• To do: Return, without pictures, the lines from the start of the data through the one that contains "3.5, interval: 0.5".

• Information supplied:
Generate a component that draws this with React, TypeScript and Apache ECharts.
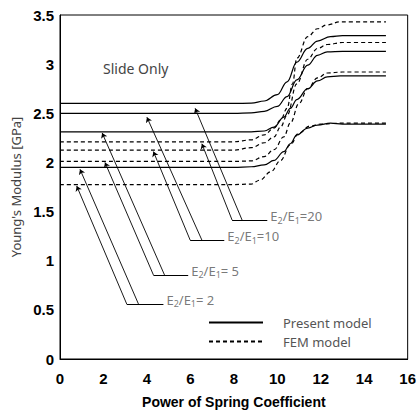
import React, { useEffect, useRef } from "react";
import * as echarts from "echarts";

// axis ranges
const xRange = { min: 0, max: 16, interval: 2 };
const yRange = { min: 0, max: 3.5, interval: 0.5 };

const xAxisTitle = "Power of Spring Coefficient";
const yAxisTitle = "Young's Modulus [GPa]";
const noteText = "Slide Only";
const legendNames = ["Present model", "FEM model"];

// Present model curves (E2/E1 = 20, 10, 5, 2)
const present20: number[][] = [[0, 2.6], [8, 2.6], [8.8, 2.603], [9.4, 2.625], [10, 2.69], [10.45, 2.82], [10.9, 3.02], [11.4, 3.16], [11.85, 3.235], [12.45, 3.28], [13, 3.29], [15, 3.29]];
const present10: number[][] = [[0, 2.5], [8, 2.5], [8.8, 2.505], [9.4, 2.52], [10, 2.57], [10.45, 2.67], [10.9, 2.84], [11.4, 2.99], [11.85, 3.09], [12.3, 3.125], [13, 3.13], [15, 3.13]];
const present5: number[][] = [[0, 2.31], [8, 2.31], [8.8, 2.31], [9.4, 2.32], [9.85, 2.36], [10.3, 2.46], [10.6, 2.55], [10.9, 2.64], [11.4, 2.75], [11.85, 2.83], [12.3, 2.87], [12.9, 2.88], [15, 2.88]];
const present2: number[][] = [[0, 1.95], [8, 1.95], [8.8, 1.956], [9.4, 1.975], [9.85, 2.02], [10.3, 2.11], [10.6, 2.19], [10.9, 2.28], [11.4, 2.35], [11.85, 2.38], [12.45, 2.4], [13, 2.39], [15, 2.39]];

// FEM model curves (E2/E1 = 20, 10, 5, 2)
const fem20: number[][] = [[0, 2.21], [8, 2.21], [8.8, 2.23], [9.4, 2.28], [9.85, 2.35], [10.15, 2.43], [10.45, 2.55], [10.7, 2.8], [10.9, 3.06], [11.4, 3.28], [11.85, 3.36], [12.3, 3.4], [12.9, 3.43], [15, 3.43]];
const fem10: number[][] = [[0, 2.125], [8, 2.125], [8.8, 2.15], [9.4, 2.2], [9.85, 2.26], [10.15, 2.36], [10.45, 2.48], [10.9, 2.8], [11.4, 3.05], [11.85, 3.16], [12.3, 3.2], [13, 3.22], [15, 3.22]];
const fem5: number[][] = [[0, 2.01], [8, 2.01], [8.8, 2.015], [9.4, 2.06], [9.85, 2.13], [10.3, 2.26], [10.6, 2.4], [11, 2.6], [11.4, 2.75], [11.85, 2.86], [12.3, 2.91], [13, 2.92], [15, 2.92]];
const fem2: number[][] = [[0, 1.775], [8, 1.775], [8.8, 1.78], [9.2, 1.82], [9.7, 1.905], [10.15, 2.02], [10.6, 2.18], [11, 2.3], [11.5, 2.37], [12, 2.39], [13, 2.4], [15, 2.4]];

const presentCurves = [present20, present10, present5, present2];
const femCurves = [fem20, fem10, fem5, fem2];

// annotation labels and leader lines (data coordinates)
const ratioLabels = ["=20", "=10", "= 5", "= 2"];
const shelfY = [1.414, 1.21, 0.855, 0.56];
const shelfStartX = [7.92, 5.99, 4.3, 3.07];
const shelfEndX = [9.54, 7.56, 5.9, 4.76];
const solidLeaderStartX = [8.38, 6.53, 4.81, 3.61];
const solidTips: number[][] = [[6.22, 2.55], [4.0, 2.46], [1.94, 2.3], [0.92, 1.93]];
const dashedTips: number[][] = [[6.53, 2.19], [4.3, 2.11], [2.07, 2.0], [0.77, 1.76]];

const FONT = "'Noto Sans', sans-serif";
const BOLD = "'Liberation Sans', Arial, sans-serif";

export default function App() {
  const ref = useRef<HTMLDivElement>(null);
  useEffect(() => {
    if (!ref.current) return;
    const chart = echarts.init(ref.current, undefined, { renderer: "svg" });

    const curveSeries: any[] = [];
    presentCurves.forEach((d) =>
      curveSeries.push({
        type: "line",
        name: legendNames[0],
        data: d,
        symbol: "none",
        smooth: 0.4,
        smoothMonotone: "x",
        lineStyle: { color: "#000", width: 1.2, type: "solid" },
        itemStyle: { color: "#000" },
        z: 3,
      })
    );
    femCurves.forEach((d) =>
      curveSeries.push({
        type: "line",
        name: legendNames[1],
        data: d,
        symbol: "none",
        smooth: 0.4,
        smoothMonotone: "x",
        lineStyle: { color: "#000", width: 1.2, type: [4, 3] },
        itemStyle: { color: "#000" },
        z: 3,
      })
    );

    const shelfData = shelfY.map((y, i) => ({ coords: [[shelfStartX[i], y], [shelfEndX[i], y]] }));
    const leaderData: any[] = [];
    shelfY.forEach((y, i) => {
      leaderData.push({ coords: [[solidLeaderStartX[i], y], solidTips[i]] });
      leaderData.push({ coords: [[shelfStartX[i], y], dashedTips[i]] });
    });

    const option: any = {
      animation: false,
      grid: {
        left: 60,
        top: 15,
        right: 11,
        bottom: 55,
        show: true,
        borderColor: "#000",
        borderWidth: 1,
      },
      legend: {
        data: legendNames,
        orient: "vertical",
        left: 208,
        top: 316,
        padding: 0,
        itemWidth: 54,
        itemHeight: 14,
        itemGap: 6,
        selectedMode: false,
        itemStyle: { opacity: 0, color: "rgba(0,0,0,0)", borderWidth: 0 },
        textStyle: { fontFamily: FONT, fontSize: 13, color: "#555", padding: [0, 0, 0, 15] },
      },
      xAxis: {
        type: "value",
        min: xRange.min,
        max: xRange.max,
        interval: xRange.interval,
        name: xAxisTitle,
        nameLocation: "middle",
        nameGap: 36,
        nameTextStyle: { fontFamily: BOLD, fontWeight: "bold", fontSize: 14, color: "#000" },
        axisLine: { show: true, lineStyle: { color: "#000", width: 1 } },
        axisTick: { show: false },
        splitLine: { show: false },
        axisLabel: { fontFamily: BOLD, fontWeight: "bold", fontSize: 15, color: "#000", margin: 12 },
      },
      yAxis: {
        type: "value",
        min: yRange.min,
        max: yRange.max,
        interval: yRange.interval,
        name: yAxisTitle,
        nameLocation: "middle",
        nameGap: 35,
        nameTextStyle: { fontFamily: FONT, fontSize: 13, color: "#444" },
        axisLine: { show: true, lineStyle: { color: "#000", width: 1 } },
        axisTick: { show: false },
        splitLine: { show: false },
        axisLabel: { fontFamily: BOLD, fontWeight: "bold", fontSize: 15, color: "#000", margin: 6 },
      },
      graphic: [
        {
          type: "text",
          left: 103,
          top: 61,
          style: { text: noteText, fontFamily: FONT, fontSize: 14, fill: "#444" },
        },
      ],
      series: [
        ...curveSeries,
        {
          type: "lines",
          coordinateSystem: "cartesian2d",
          data: shelfData,
          symbol: ["none", "none"],
          lineStyle: { color: "#000", width: 1, opacity: 1 },
          silent: true,
          z: 4,
        },
        {
          type: "lines",
          coordinateSystem: "cartesian2d",
          data: leaderData,
          symbol: ["none", "arrow"],
          symbolSize: 5,
          lineStyle: { color: "#000", width: 0.9, opacity: 1 },
          silent: true,
          z: 4,
        },
        {
          type: "scatter",
          data: shelfY.map((y, i) => [shelfEndX[i], y]),
          symbolSize: 0,
          silent: true,
          label: {
            show: true,
            position: "right",
            distance: 3,
            offset: [0, -3],
            formatter: (p: any) => `{m|E}{s|2}{m|/E}{s|1}{m|${ratioLabels[p.dataIndex]}}`,
            rich: {
              m: { fontFamily: FONT, fontSize: 13, color: "#555", lineHeight: 14, verticalAlign: "top" },
              s: { fontFamily: FONT, fontSize: 9, color: "#555", lineHeight: 15, verticalAlign: "bottom" },
            },
          },
          z: 5,
        },
      ],
    };
    chart.setOption(option);
    return () => chart.dispose();
  }, []);
  return (
    <div
      ref={ref}
      style={{ position: "fixed", left: 0, top: 0, width: 419, height: 414, background: "#fff" }}
    />
  );
}
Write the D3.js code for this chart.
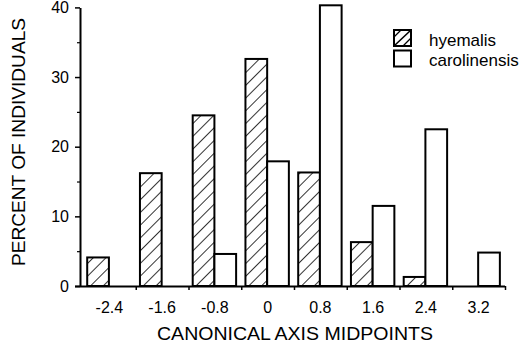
<!DOCTYPE html>
<html>
<head>
<meta charset="utf-8">
<script src="https://cdn.jsdelivr.net/npm/d3@7"></script>
<style>
  html, body { margin: 0; padding: 0; background: #fff; }
  svg { display: block; font-family: "Liberation Sans", Arial, Helvetica, sans-serif; }
</style>
</head>
<body>
<svg id="chart" width="530" height="348"></svg>
<script>
// ---- data ----
const categories = ["-2.4", "-1.6", "-0.8", "0", "0.8", "1.6", "2.4", "3.2"];
const seriesNames = ["hyemalis", "carolinensis"];
const hyemalis = [4.1, 16.2, 24.5, 32.6, 16.3, 6.3, 1.3, 0];
const carolinensis = [0, 0, 4.6, 17.9, 40.3, 11.5, 22.5, 4.8];
const yTicks = [0, 10, 20, 30, 40];
const yMinorTicks = [5, 15, 25, 35];
const yTitle = "PERCENT OF INDIVIDUALS";
const xTitle = "CANONICAL AXIS MIDPOINTS";

const rows = categories.map((c, i) => ({ cat: c, hyemalis: hyemalis[i], carolinensis: carolinensis[i] }));

const svg = d3.select("#chart");

// hatch pattern
const defs = svg.append("defs");
const pat = defs.append("pattern")
  .attr("id", "hatch")
  .attr("patternUnits", "userSpaceOnUse")
  .attr("width", 9).attr("height", 9)
  .attr("patternTransform", "rotate(45)");
pat.append("rect").attr("width", 9).attr("height", 9).attr("fill", "#fff");
pat.append("line").attr("x1", 0).attr("y1", 0).attr("x2", 0).attr("y2", 9)
  .attr("stroke", "#000").attr("stroke-width", 1.6);

// scales
const x0 = d3.scaleBand().domain(categories).range([83, 505]).paddingInner(0).paddingOuter(0);
const x1 = d3.scaleBand().domain(seriesNames).range([0, x0.bandwidth()])
  .paddingInner(0).paddingOuter(0.215).align(0.45);
const y = d3.scaleLinear().domain([0, 40]).range([286, 7.4]);
const xIdx = d3.scaleLinear().domain([0, categories.length]).range(x0.range());

const fills = { hyemalis: "url(#hatch)", carolinensis: "#fff" };

// bars
const g = svg.append("g");
g.selectAll("g.grp").data(rows).join("g")
  .attr("class", "grp")
  .attr("transform", d => `translate(${x0(d.cat)},0)`)
  .selectAll("rect")
  .data(d => seriesNames.map(s => ({ s, v: d[s] })))
  .join("rect")
  .attr("x", d => x1(d.s))
  .attr("width", x1.bandwidth())
  .attr("y", d => y(d.v))
  .attr("height", d => y(0) - y(d.v))
  .attr("fill", d => fills[d.s])
  .attr("stroke", "#000")
  .attr("stroke-width", d => d.v > 0 ? 2 : 0);

// y axis
const yAxis = svg.append("g").attr("transform", "translate(80,0)")
  .call(d3.axisLeft(y).tickValues(yTicks).tickSize(5).tickSizeOuter(0).tickPadding(6));
yAxis.select(".domain").attr("stroke-width", 2);
yAxis.selectAll(".tick line").attr("stroke-width", 1.5);
yAxis.selectAll("text").attr("font-size", 16).attr("fill", "#000")
  .attr("font-family", "'Liberation Sans', Arial, sans-serif");

const yMinor = svg.append("g").attr("transform", "translate(80,0)")
  .call(d3.axisLeft(y).tickValues(yMinorTicks).tickSize(3).tickSizeOuter(0).tickFormat(""));
yMinor.select(".domain").remove();
yMinor.selectAll(".tick line").attr("stroke-width", 1.2);

// x axis: boundary ticks
const xAxis = svg.append("g").attr("transform", "translate(0,286)")
  .call(d3.axisBottom(xIdx).tickValues(d3.range(1, categories.length + 1)).tickSize(4).tickSizeOuter(0).tickFormat(""));
xAxis.select(".domain").attr("d", `M${75},0.5H${x0.range()[1]}`).attr("stroke-width", 2);
xAxis.selectAll(".tick line").attr("stroke-width", 1.5);

// x labels at centers
const xLab = svg.append("g").attr("transform", "translate(0,286)")
  .call(d3.axisBottom(x0).tickSize(0).tickPadding(16));
xLab.select(".domain").remove();
xLab.selectAll("text").attr("font-size", 16).attr("fill", "#000")
  .attr("font-family", "'Liberation Sans', Arial, sans-serif");

// titles
svg.append("text")
  .attr("transform", "translate(25,142) rotate(-90)")
  .attr("text-anchor", "middle")
  .attr("font-size", 18)
  .attr("textLength", 248)
  .attr("lengthAdjust", "spacingAndGlyphs")
  .text(yTitle);

svg.append("text")
  .attr("x", 295).attr("y", 340)
  .attr("text-anchor", "middle")
  .attr("font-size", 18)
  .attr("textLength", 276)
  .attr("lengthAdjust", "spacingAndGlyphs")
  .text(xTitle);

// legend
const legend = svg.append("g").attr("transform", "translate(394,30)");
seriesNames.forEach((s, i) => {
  const lg = legend.append("g").attr("transform", `translate(0,${i * 20.5})`);
  lg.append("rect").attr("x", 0).attr("y", 0).attr("width", 17).attr("height", 16)
    .attr("fill", "#fff").attr("stroke", "#000").attr("stroke-width", 2);
  if (s === "hyemalis") {
    lg.append("line").attr("x1", 0).attr("y1", 16).attr("x2", 17).attr("y2", 0)
      .attr("stroke", "#000").attr("stroke-width", 1.6);
    lg.append("line").attr("x1", 0).attr("y1", 7).attr("x2", 7).attr("y2", 0)
      .attr("stroke", "#000").attr("stroke-width", 1.2);
    lg.append("line").attr("x1", 9).attr("y1", 16).attr("x2", 17).attr("y2", 8)
      .attr("stroke", "#000").attr("stroke-width", 1.2);
  }
  lg.append("text").attr("x", 35).attr("y", 15.5)
    .attr("font-size", 17)
    .text(s);
});
</script>
</body>
</html>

• Task answer:
Generate a component that draws this with React, TypeScript and Apache ECharts.
import React, { useEffect, useRef } from "react";
import * as echarts from "echarts";

// axis ranges
const xRange = { min: 0, max: 16, interval: 2 };
const yRange = { min: 0, max: 3.5, interval: 0.5 };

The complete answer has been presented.